One of Land Rover's most important models, the Sport has notched up nearly 304,000 worldwide sales since it arrived in 2005. Now, following the successful births of the Evoque and Range Rover, it's the racy middle brother's time to shine.
Based on the same aluminium platform as the Range Rover – but with 75 per cent of the parts changed – the Sport ushers in an Evoque-esque look, clever new technology, and some seriously impressive statistics.
Let's start with those stats (it is a Sport after all). Powering the top of the range model is a 5.0-litre supercharged V8, producing 503bhp and 625Nm of torque. With a tuned exhaust system, it sounds incredible as it powers its way to 60mph in five seconds flat.
The popular SDV8 diesel unit also makes a welcome return. With 332bhp and a mighty 700Nm of torque, it can crack 60mph in 6.5 seconds. There are further diesel and petrol units to pick from, but of more interest will be the hybrid which is set to arrive later this year and combines a 3.0-litre diesel engine with a 50kw battery – a big leap forward for the model.

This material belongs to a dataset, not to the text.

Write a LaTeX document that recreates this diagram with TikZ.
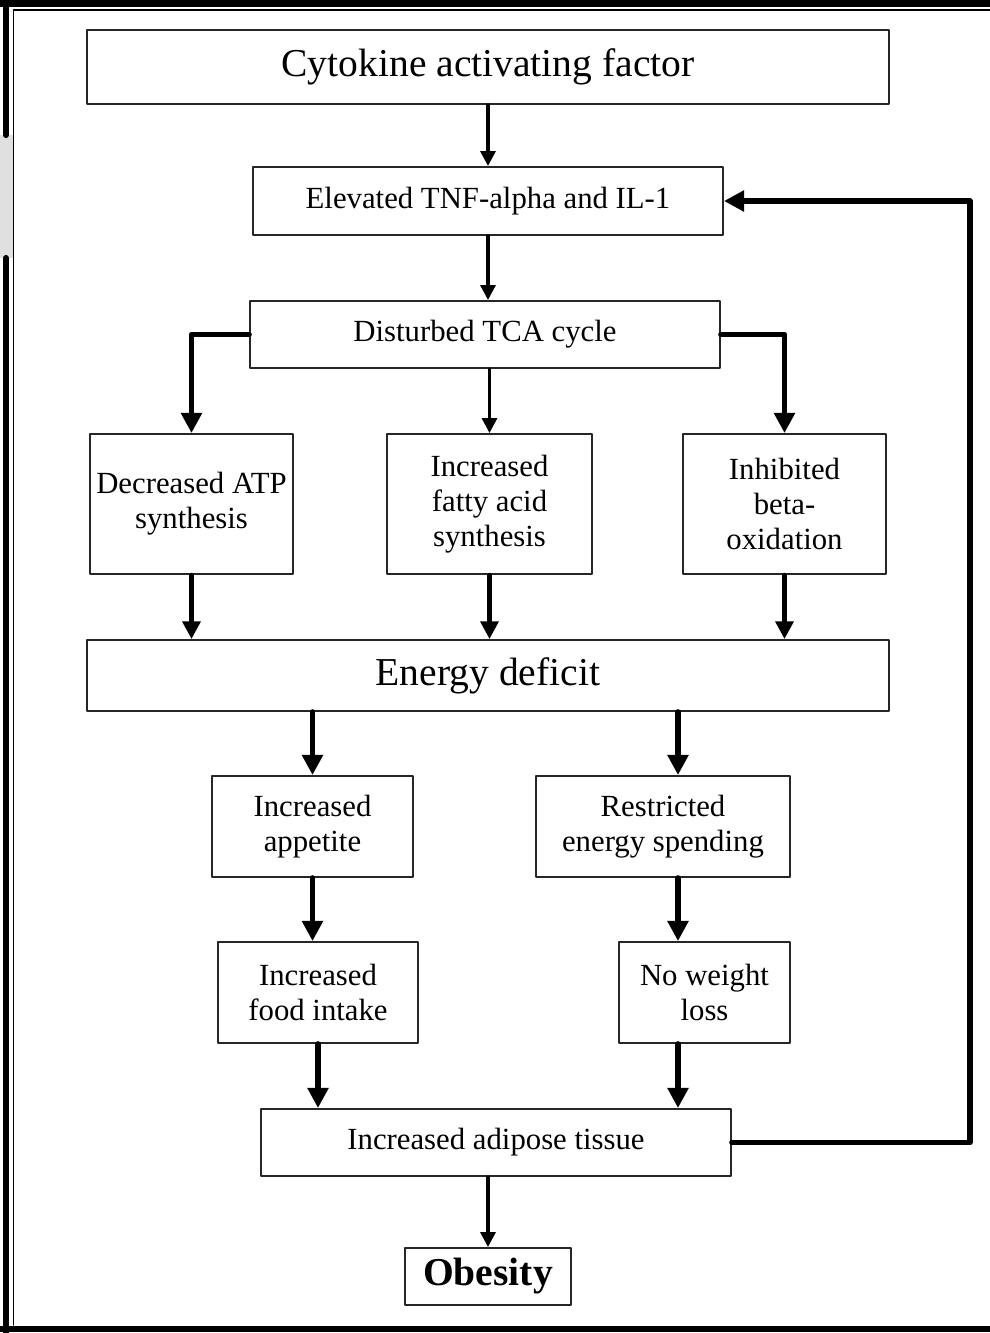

However, it's that weight saving that Land Rover says will have a dramatic affect on the driving dynamics. The promotional video (below) shows the car power-sliding around a rally course and on the race track and Land Rover is adamant it's just at home in either situations.

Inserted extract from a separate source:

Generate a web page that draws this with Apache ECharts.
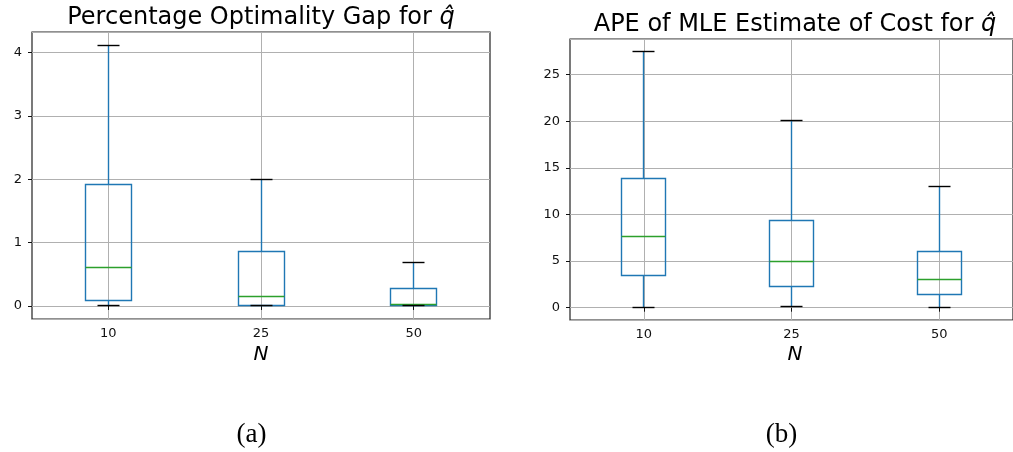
<!DOCTYPE html>
<html>
<head>
<meta charset="utf-8">
<script src="https://cdn.jsdelivr.net/npm/echarts@6/dist/echarts.min.js"></script>
<style>
html,body{margin:0;padding:0;background:#fff;}
#main{width:1013px;height:452px;}
</style>
</head>
<body>
<div id="main"></div>
<script>
// ---- data ----
const categories = ['10', '25', '50'];
// each row: [lower whisker, Q1, median, Q3, upper whisker]
const gapBoxes = [
  [0.00, 0.08, 0.60, 1.92, 4.12],
  [0.00, 0.00, 0.157, 0.867, 2.00],
  [0.005, 0.01, 0.025, 0.28, 0.69]
];
const apeBoxes = [
  [0.05, 3.48, 7.65, 13.81, 27.45],
  [0.12, 2.28, 4.95, 9.40, 20.03],
  [0.06, 1.42, 3.02, 6.05, 13.03]
];
const titleA = 'Percentage Optimality Gap for ';
const titleB = 'APE of MLE Estimate of Cost for ';
const xName = 'N';

function paddedRange(rows) {
  let lo = Infinity, hi = -Infinity;
  rows.forEach(r => r.forEach(v => { lo = Math.min(lo, v); hi = Math.max(hi, v); }));
  const pad = (hi - lo) * 0.05;
  return [lo - pad, hi + pad];
}
const rA = paddedRange(gapBoxes);
const rB = paddedRange(apeBoxes);

const FONT = 'DejaVu Sans';
const BLUE = '#1f77b4', GREEN = '#2ca02c', CAP = '#000';
const snap = v => Math.round(v - 0.5) + 0.5;

function renderBox(params, api) {
  const x = api.value(0);
  const vals = [1, 2, 3, 4, 5].map(i => api.value(i));
  const band = api.size([1, 0])[0];
  const bw = band * 0.3, cw = band * 0.15;
  const p = vals.map(v => api.coord([x, v]));
  const cx = snap(p[0][0]);
  const y = p.map(q => snap(q[1]));
  const bl = snap(cx - bw / 2), br = snap(cx + bw / 2);
  const ln = (x1, y1, x2, y2, c, w) => ({
    type: 'line',
    shape: { x1: x1, y1: y1, x2: x2, y2: y2 },
    style: { stroke: c, lineWidth: w || 1.4, fill: null }
  });
  return {
    type: 'group',
    children: [
      ln(cx, y[1], cx, y[0], BLUE),
      ln(cx, y[3], cx, y[4], BLUE),
      {
        type: 'rect',
        shape: { x: bl, y: y[3], width: br - bl, height: y[1] - y[3] },
        style: { stroke: BLUE, lineWidth: 1.4, fill: null }
      },
      ln(bl, y[2], br, y[2], GREEN, 1.4),
      ln(snap(cx - cw / 2), y[0], snap(cx + cw / 2), y[0], CAP, 1.4),
      ln(snap(cx - cw / 2), y[4], snap(cx + cw / 2), y[4], CAP, 1.4)
    ]
  };
}

function makeData(rows) {
  return rows.map((r, i) => [i].concat(r));
}

const axisLabelStyle = { color: '#111', fontFamily: FONT, fontSize: 13 };

function xAxisFor(gi) {
  return {
    type: 'category', gridIndex: gi, data: categories, boundaryGap: true,
    axisLine: { show: false },
    axisTick: { show: true, alignWithLabel: true, length: 4, lineStyle: { color: '#111', width: 1 } },
    axisLabel: Object.assign({ margin: 8 }, axisLabelStyle),
    splitLine: { show: true, alignWithLabel: true, lineStyle: { color: '#b0b0b0', width: 1 } }
  };
}
function yAxisFor(gi, r) {
  return {
    type: 'value', gridIndex: gi, min: r[0], max: r[1], splitNumber: 5,
    axisLine: { show: false },
    axisTick: { show: true, length: 4, lineStyle: { color: '#111', width: 1 } },
    axisLabel: Object.assign({ margin: 10, showMinLabel: false, showMaxLabel: false,
      formatter: v => String(Math.round(v)) }, axisLabelStyle),
    splitLine: { show: true, lineStyle: { color: '#b0b0b0', width: 1 } }
  };
}

const chart = echarts.init(document.getElementById('main'), null, { renderer: 'canvas' });
chart.setOption({
  animation: false,
  backgroundColor: '#fff',
  grid: [
    { left: 32, right: 523, top: 32, bottom: 133, show: true, borderColor: '#222', borderWidth: 1.2, backgroundColor: 'transparent' },
    { left: 570, right: -8, top: 39, bottom: 132, show: true, borderColor: '#222', borderWidth: 1.2, backgroundColor: 'transparent' }
  ],
  xAxis: [xAxisFor(0), xAxisFor(1)],
  yAxis: [yAxisFor(0, rA), yAxisFor(1, rB)],
  series: [
    { type: 'custom', xAxisIndex: 0, yAxisIndex: 0, renderItem: renderBox, data: makeData(gapBoxes), encode: { x: 0, y: [1, 2, 3, 4, 5] }, z: 5 },
    { type: 'custom', xAxisIndex: 1, yAxisIndex: 1, renderItem: renderBox, data: makeData(apeBoxes), encode: { x: 0, y: [1, 2, 3, 4, 5] }, z: 5 }
  ],
  graphic: [
    { type: 'text', x: 261, y: 18, style: { text: titleA + '{q|q\u0302}', rich: { q: { fontStyle: 'italic', fontFamily: FONT, fontSize: 24, fill: '#000' } }, fontFamily: FONT, fontSize: 24, fill: '#000', align: 'center', verticalAlign: 'middle' } },
    { type: 'text', x: 795, y: 24.5, style: { text: titleB + '{q|q\u0302}', rich: { q: { fontStyle: 'italic', fontFamily: FONT, fontSize: 24, fill: '#000' } }, fontFamily: FONT, fontSize: 24, fill: '#000', align: 'center', verticalAlign: 'middle' } },
    { type: 'text', x: 261, y: 355, style: { text: xName, fontFamily: FONT, fontStyle: 'italic', fontSize: 20, fill: '#000', align: 'center', verticalAlign: 'middle' } },
    { type: 'text', x: 795, y: 355, style: { text: xName, fontFamily: FONT, fontStyle: 'italic', fontSize: 20, fill: '#000', align: 'center', verticalAlign: 'middle' } },
    { type: 'text', x: 251.5, y: 435, style: { text: '(a)', fontFamily: 'Liberation Serif', fontSize: 27, fill: '#000', align: 'center', verticalAlign: 'middle' } },
    { type: 'text', x: 781.5, y: 435, style: { text: '(b)', fontFamily: 'Liberation Serif', fontSize: 27, fill: '#000', align: 'center', verticalAlign: 'middle' } }
  ]
});
</script>
</body>
</html>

Clever new technology on the Range Rover Sport includes an iPhone and Android app that lets you connect with the car. It can guide you back to where you parked it, tell you how much fuel is left, file company car mileages via email and even alert you if it thinks it's about to be nicked.

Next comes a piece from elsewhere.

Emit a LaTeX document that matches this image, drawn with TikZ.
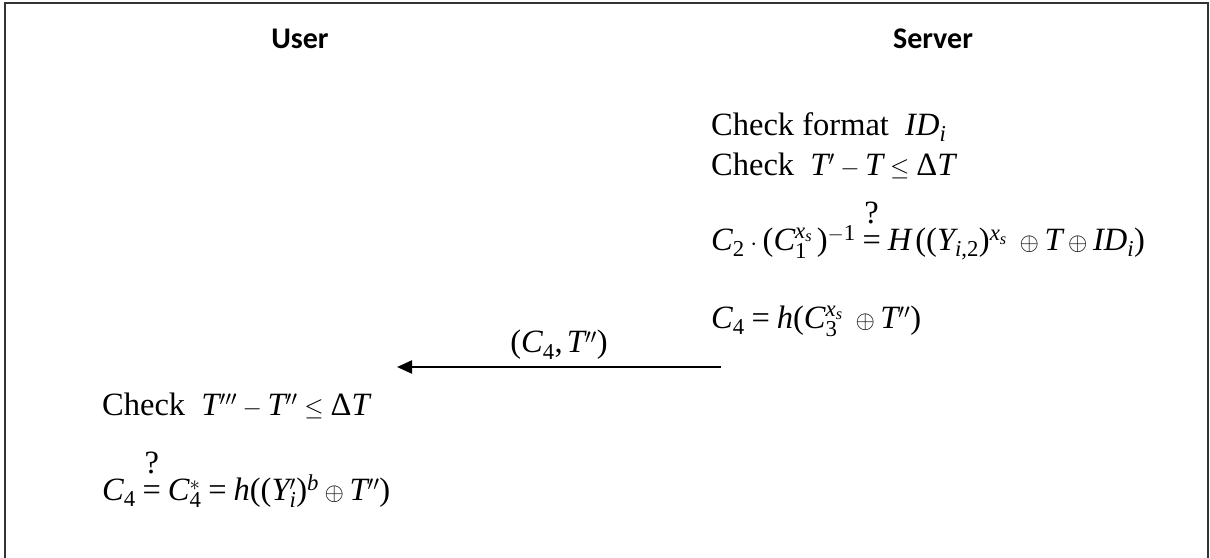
\documentclass[tikz,border=0pt]{standalone}
\usepackage[no-math]{fontspec}
\setmainfont{Liberation Serif}
\newfontfamily\headfont{Carlito}
\DeclareSymbolFont{letters}{TU}{\rmdefault}{m}{it}
\DeclareSymbolFont{operators}{TU}{\rmdefault}{m}{n}
\mathcode`\,="602C
\usetikzlibrary{arrows.meta}
\tikzset{
  head/.style={font=\headfont\fontsize{30}{36}\selectfont\bfseries, anchor=base, inner sep=0pt},
  line/.style={font=\fontsize{32.5}{39}\selectfont, anchor=base west, inner sep=0pt},
  msg/.style={line width=2.2pt, -{Triangle[length=15pt,width=13pt]}},
}
\newcommand{\Dlt}{\mbox{Δ}}
\newcommand{\qeq}{\mathrel{\setbox0\hbox{$=$}\hbox to\wd0{\hss\raisebox{0.82em}{?}\hss}\kern-\wd0\box0}}
\begin{document}
\begin{tikzpicture}[x=1pt,y=-1pt]
\useasboundingbox (0,0) rectangle (1210,557);
\draw[line width=1.6pt, draw=black!80] (5,570) -- (5,2.8) -- (1208,2.8) -- (1208,570);
\node[head] (user) at (300,48) {User};
\node[head] (server) at (933,48) {Server};
\node[line] (s1) at (711,135) {Check format\ \ $ID_i$};
\node[line] (s2) at (711,175) {Check\ \ $T'-T\le\Dlt T$};
\node[line] (s3) at (711,250) {$C_2\cdot(C_1^{x_s}\,)^{-1}\qeq H\,((Y_{i,2})^{x_s}\;\oplus T\oplus ID_i)$};
\node[line] (s4) at (711,328) {$C_4=h(C_3^{x_s}\;\oplus T'')$};
\coordinate (as) at (721,367);
\coordinate (ae) at (397,367);
\draw[msg] (as) -- (ae) node[midway, above=6pt, font=\fontsize{32.5}{39}\selectfont, inner sep=0pt] (lbl) {$(C_4,T'')$};
\node[line] (u1) at (102,415) {Check\ \ $T'''-T''\le\Dlt T$};
\node[line] (u2) at (102,500) {$C_4\qeq C_4^{*}=h((Y_i')^b\oplus T'')$};
\end{tikzpicture}
\end{document}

The clever kit includes in-car wi-fi for up to eight devices, a tracking system to aid recovery and the ability to dial emergency services and alert them to your location in the event of a crash.
A camera on the front of the car reads road signs as you pass them – displaying speed limits and over-taking restrictions on the dash – and there's a head-up display that shows speed and navigation instructions.
Parking scrapes can also be avoided with a warning system that tells you if a car is coming while reversing out of a bay and an alarm can tell you if you're wading too deep in the water (a dip in anything over 850mm could result in big bills).
Larger families will be pleased to hear there's now a seven-seat option too. The seats are only really for kids, but electrically rise and lower from the flat floor. The tailgate is also electrically powered, while the doors now have a soft-close option, just like your kitchen drawers.
Inside the designers have worked hard to make it even more luxurious – with more metal on show and a higher, wraparound dash. The centre console is even chilled – and fits a full bottle of champagne in it. Perfect for the target market... There's a 23-speaker stereo system and rear seat entertainment options, too.
Pricing, as you'd expect, is rather premium. The top-of-the-range supercharged V8 costs £81,550 with entry level models a "more affordable" £51,550. Time to visit the bank manager we reckon... because this is one highly desirable car.